_Extracted information_
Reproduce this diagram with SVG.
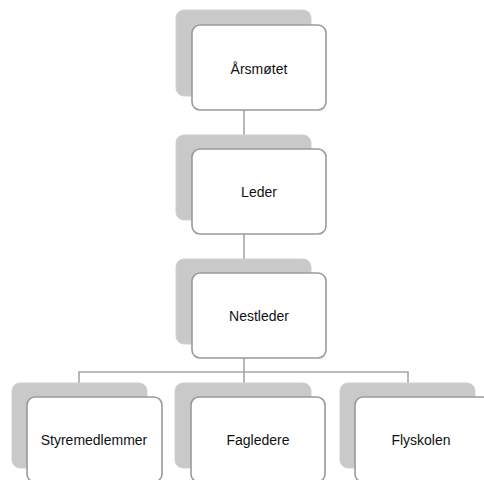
<svg xmlns="http://www.w3.org/2000/svg" width="484" height="480" viewBox="0 0 484 480">
<style>
.sh{fill:#c9c9c9;stroke:#d0d0d0;stroke-width:1}
.bx{fill:#ffffff;stroke:#9a9a9a;stroke-width:1.6}
.t{font-family:"Liberation Sans","DejaVu Sans",sans-serif;font-size:14px;fill:#111111;text-anchor:middle;dominant-baseline:central}
.c{fill:none;stroke:#a6a6a6;stroke-width:1.6}
</style>
<rect width="484" height="480" fill="#ffffff"/>
<g id="connectors">
<path class="c" d="M244 110V136M244 234V260M244 358V372M79 383V372H408V383M244 372V383"/>
</g>
<g id="arsmotet">
<rect class="sh" x="176" y="10" width="135" height="86" rx="8"/>
<rect class="bx" x="192" y="25" width="134" height="85" rx="8"/>
<text class="t" x="259" y="69">Årsmøtet</text>
</g>
<g id="leder">
<rect class="sh" x="176" y="135" width="135" height="85" rx="8"/>
<rect class="bx" x="192" y="149" width="134" height="85" rx="8"/>
<text class="t" x="259" y="192">Leder</text>
</g>
<g id="nestleder">
<rect class="sh" x="176" y="259" width="135" height="85" rx="8"/>
<rect class="bx" x="192" y="273" width="134" height="85" rx="8"/>
<text class="t" x="259" y="316">Nestleder</text>
</g>
<g id="styremedlemmer">
<rect class="sh" x="12" y="383" width="135" height="85" rx="8"/>
<rect class="bx" x="27" y="397" width="135" height="85" rx="8"/>
<text class="t" x="94" y="440">Styremedlemmer</text>
</g>
<g id="fagledere">
<rect class="sh" x="175" y="383" width="136" height="85" rx="8"/>
<rect class="bx" x="191" y="397" width="134" height="85" rx="8"/>
<text class="t" x="258" y="440">Fagledere</text>
</g>
<g id="flyskolen">
<rect class="sh" x="340" y="383" width="135" height="85" rx="8"/>
<rect class="bx" x="355" y="397" width="135" height="85" rx="8"/>
<text class="t" x="421" y="440">Flyskolen</text>
</g>
</svg>
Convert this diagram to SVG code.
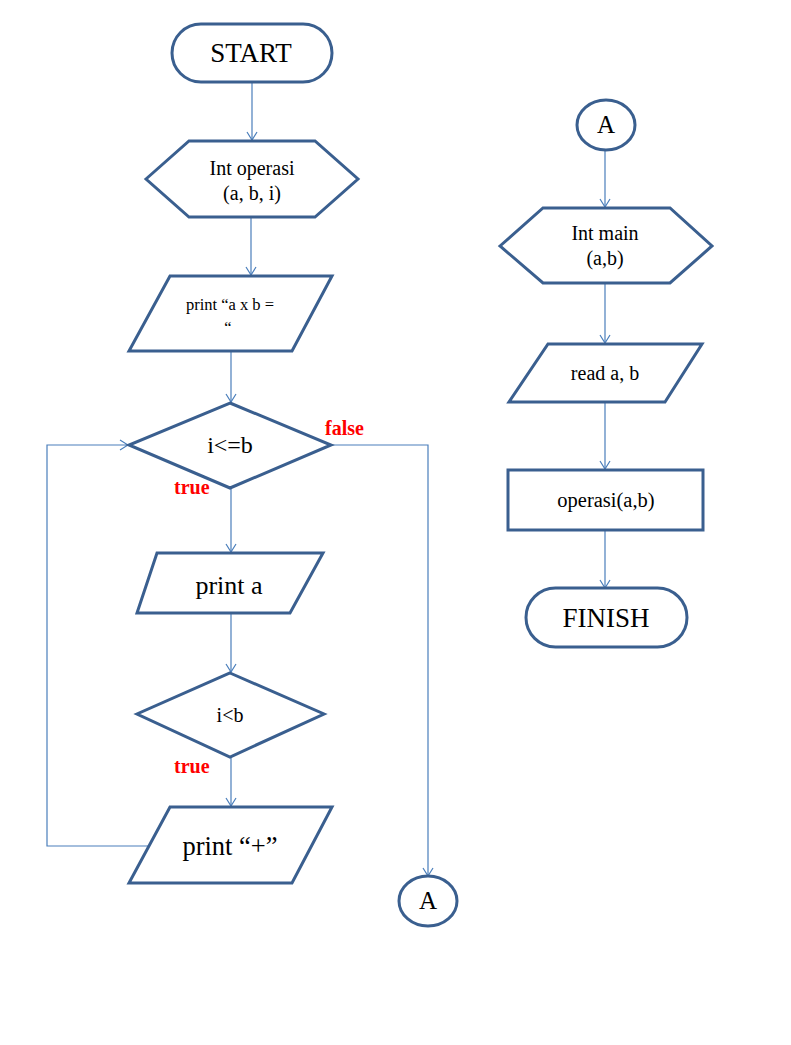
<svg xmlns="http://www.w3.org/2000/svg" width="791" height="1045" viewBox="0 0 791 1045">
  <style>
    .shape { fill: #ffffff; stroke: #3A5F8F; stroke-width: 3; stroke-linejoin: miter; }
    .conn { fill: none; stroke: #4A7EBB; stroke-width: 1.2; }
    .t { font-family: "Liberation Serif", "Times New Roman", serif; fill: #000000; text-anchor: middle; }
    .lbl { font-family: "Liberation Serif", "Times New Roman", serif; fill: #FF0000; font-weight: bold; font-size: 20px; }
  </style>
  <defs>
    <marker id="arrow" markerWidth="10" markerHeight="12" refX="9" refY="6" orient="auto" markerUnits="userSpaceOnUse">
      <path d="M1,1 L9,6 L1,11" fill="none" stroke="#4A7EBB" stroke-width="1.2"/>
    </marker>
  </defs>
  <rect width="791" height="1045" fill="#ffffff"/>

  <!-- connectors -->
  <g id="connectors">
    <line class="conn" x1="252" y1="82" x2="252" y2="140" marker-end="url(#arrow)"/>
    <line class="conn" x1="251" y1="217" x2="251" y2="275" marker-end="url(#arrow)"/>
    <line class="conn" x1="231" y1="351" x2="231" y2="402" marker-end="url(#arrow)"/>
    <polyline class="conn" points="331,445 428,445 428,876" marker-end="url(#arrow)"/>
    <line class="conn" x1="231" y1="488" x2="231" y2="552" marker-end="url(#arrow)"/>
    <line class="conn" x1="231" y1="613" x2="231" y2="672" marker-end="url(#arrow)"/>
    <line class="conn" x1="231" y1="757" x2="231" y2="806" marker-end="url(#arrow)"/>
    <polyline class="conn" points="150,846 47,846 47,445 128,445" marker-end="url(#arrow)"/>
    <line class="conn" x1="605" y1="150" x2="605" y2="207" marker-end="url(#arrow)"/>
    <line class="conn" x1="605" y1="283" x2="605" y2="343" marker-end="url(#arrow)"/>
    <line class="conn" x1="605" y1="402" x2="605" y2="469" marker-end="url(#arrow)"/>
    <line class="conn" x1="605" y1="530" x2="605" y2="588" marker-end="url(#arrow)"/>
  </g>

  <!-- left flow -->
  <g id="start">
    <rect class="shape" x="172" y="24" width="160" height="58" rx="29" ry="29"/>
    <text class="t" x="251" y="62" font-size="27">START</text>
  </g>
  <g id="int-operasi">
    <polygon class="shape" points="146,179 189,141 315,141 358,179 315,217 189,217"/>
    <text class="t" x="252" y="175" font-size="20">Int operasi</text>
    <text class="t" x="252" y="200" font-size="20">(a, b, i)</text>
  </g>
  <g id="print-axb">
    <polygon class="shape" points="170,276 332,276 292,351 129,351"/>
    <text class="t" x="230" y="310" font-size="16.5">print “a x b =</text>
    <text class="t" x="228" y="333" font-size="16.5">“</text>
  </g>
  <g id="cond-i-le-b">
    <polygon class="shape" points="230,403 331,445 230,488 129,445"/>
    <text class="t" x="230" y="453" font-size="24">i&lt;=b</text>
  </g>
  <text class="lbl" x="325" y="435">false</text>
  <text class="lbl" x="174" y="494">true</text>
  <g id="print-a">
    <polygon class="shape" points="157,553 323,553 290,613 137,613"/>
    <text class="t" x="229" y="594" font-size="26">print a</text>
  </g>
  <g id="cond-i-lt-b">
    <polygon class="shape" points="230,673 324,714 230,757 137,714"/>
    <text class="t" x="230" y="722" font-size="20">i&lt;b</text>
  </g>
  <text class="lbl" x="174" y="773">true</text>
  <g id="print-plus">
    <polygon class="shape" points="170,807 332,807 292,883 129,883"/>
    <text class="t" x="230" y="855" font-size="26.5">print “+”</text>
  </g>
  <g id="connector-a-out">
    <ellipse class="shape" cx="428" cy="901" rx="29" ry="25"/>
    <text class="t" x="428" y="909" font-size="25">A</text>
  </g>

  <!-- right flow -->
  <g id="connector-a-in">
    <ellipse class="shape" cx="606" cy="125" rx="29" ry="25"/>
    <text class="t" x="606" y="133" font-size="25">A</text>
  </g>
  <g id="int-main">
    <polygon class="shape" points="500,246 543,208 670,208 712,246 670,283 543,283"/>
    <text class="t" x="605" y="240" font-size="20">Int main</text>
    <text class="t" x="605" y="265" font-size="20">(a,b)</text>
  </g>
  <g id="read-ab">
    <polygon class="shape" points="548,344 702,344 665,402 509,402"/>
    <text class="t" x="605" y="380" font-size="20">read a, b</text>
  </g>
  <g id="operasi-call">
    <rect class="shape" x="508" y="470" width="195" height="60"/>
    <text class="t" x="606" y="507" font-size="20.5">operasi(a,b)</text>
  </g>
  <g id="finish">
    <rect class="shape" x="526" y="588" width="161" height="59" rx="29.5" ry="29.5"/>
    <text class="t" x="606" y="627" font-size="27">FINISH</text>
  </g>
</svg>
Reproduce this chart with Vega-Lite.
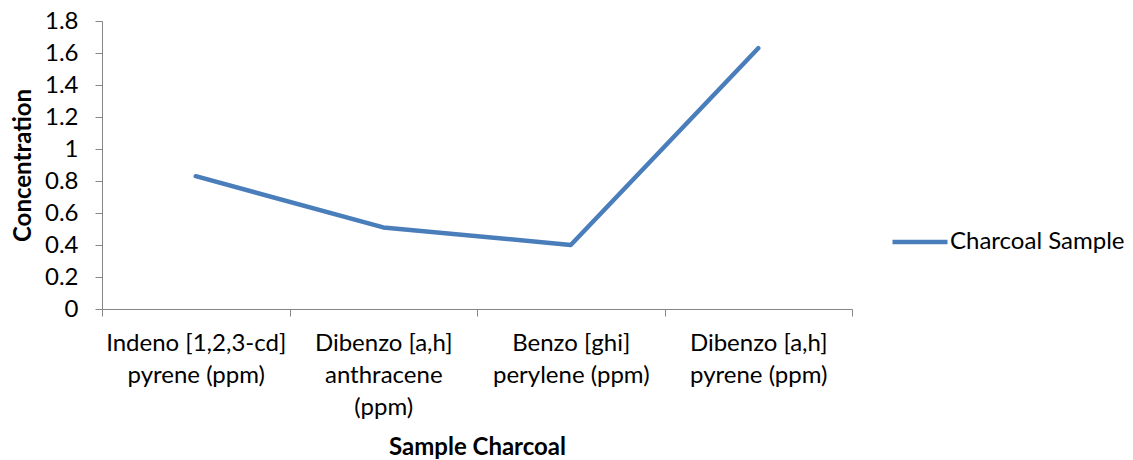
{
  "$schema": "https://vega.github.io/schema/vega-lite/v6.json",
  "width": 750,
  "height": 288,
  "autosize": {"type": "none"},
  "padding": {"left": 102, "top": 21, "right": 281, "bottom": 151},
  "background": "white",
  "config": {
    "view": {"stroke": null},
    "font": "Lato",
    "axis": {"labelFont": "Lato", "titleFont": "Lato", "labelColor": "#000", "titleColor": "#000", "domainColor": "#868686", "tickColor": "#868686", "grid": false}
  },
  "data": {
    "values": [
      {"compound": "Indeno [1,2,3-cd] pyrene (ppm)", "series": "Charcoal Sample", "value": 0.83},
      {"compound": "Dibenzo [a,h] anthracene (ppm)", "series": "Charcoal Sample", "value": 0.51},
      {"compound": "Benzo [ghi] perylene (ppm)", "series": "Charcoal Sample", "value": 0.40},
      {"compound": "Dibenzo [a,h] pyrene (ppm)", "series": "Charcoal Sample", "value": 1.63}
    ]
  },
  "mark": {"type": "line", "strokeWidth": 4.5, "strokeCap": "round", "strokeJoin": "round"},
  "encoding": {
    "x": {
      "field": "compound",
      "type": "nominal",
      "sort": null,
      "bandPosition": 0.5,
      "scale": {"type": "band", "paddingInner": 0, "paddingOuter": 0},
      "axis": {
        "title": "Sample Charcoal",
        "titleFontSize": 24,
        "titleFontWeight": "bold",
        "titlePadding": 16,
        "labelAngle": 0,
        "labelFontSize": 24,
        "labelPadding": 15,
        "labelLineHeight": 32,
        "labelLimit": 0,
        "labelOverlap": false,
        "labelBound": false,
        "tickBand": "extent",
        "tickSize": 7,
        "labelExpr": "datum.value == 'Indeno [1,2,3-cd] pyrene (ppm)' ? ['Indeno [1,2,3-cd]', 'pyrene (ppm)'] : datum.value == 'Dibenzo [a,h] anthracene (ppm)' ? ['Dibenzo [a,h]', 'anthracene', '(ppm)'] : datum.value == 'Benzo [ghi] perylene (ppm)' ? ['Benzo [ghi]', 'perylene (ppm)'] : datum.value == 'Dibenzo [a,h] pyrene (ppm)' ? ['Dibenzo [a,h]', 'pyrene (ppm)'] : ''"
      }
    },
    "y": {
      "field": "value",
      "type": "quantitative",
      "scale": {"domain": [0, 1.8], "nice": false},
      "axis": {
        "title": "Concentration",
        "titleFontSize": 24,
        "titleFontWeight": "bold",
        "titlePadding": 9,
        "values": [0, 0.2, 0.4, 0.6, 0.8, 1, 1.2, 1.4, 1.6, 1.8],
        "format": ".1~f",
        "labelFontSize": 24,
        "tickSize": 7,
        "labelPadding": 17
      }
    },
    "color": {
      "field": "series",
      "type": "nominal",
      "scale": {"range": ["#4A7EBB"]},
      "legend": {
        "title": null,
        "orient": "none",
        "legendX": 788,
        "legendY": 191,
        "symbolType": "stroke",
        "symbolSize": 3025,
        "symbolStrokeWidth": 4.5,
        "labelFontSize": 24,
        "labelFont": "Lato",
        "labelColor": "#000",
        "labelLimit": 0,
        "labelOffset": 0
      }
    }
  }
}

_Given task_
How many lines in the records above contain the word "Reproduce"? Give only the number.

_Response_
2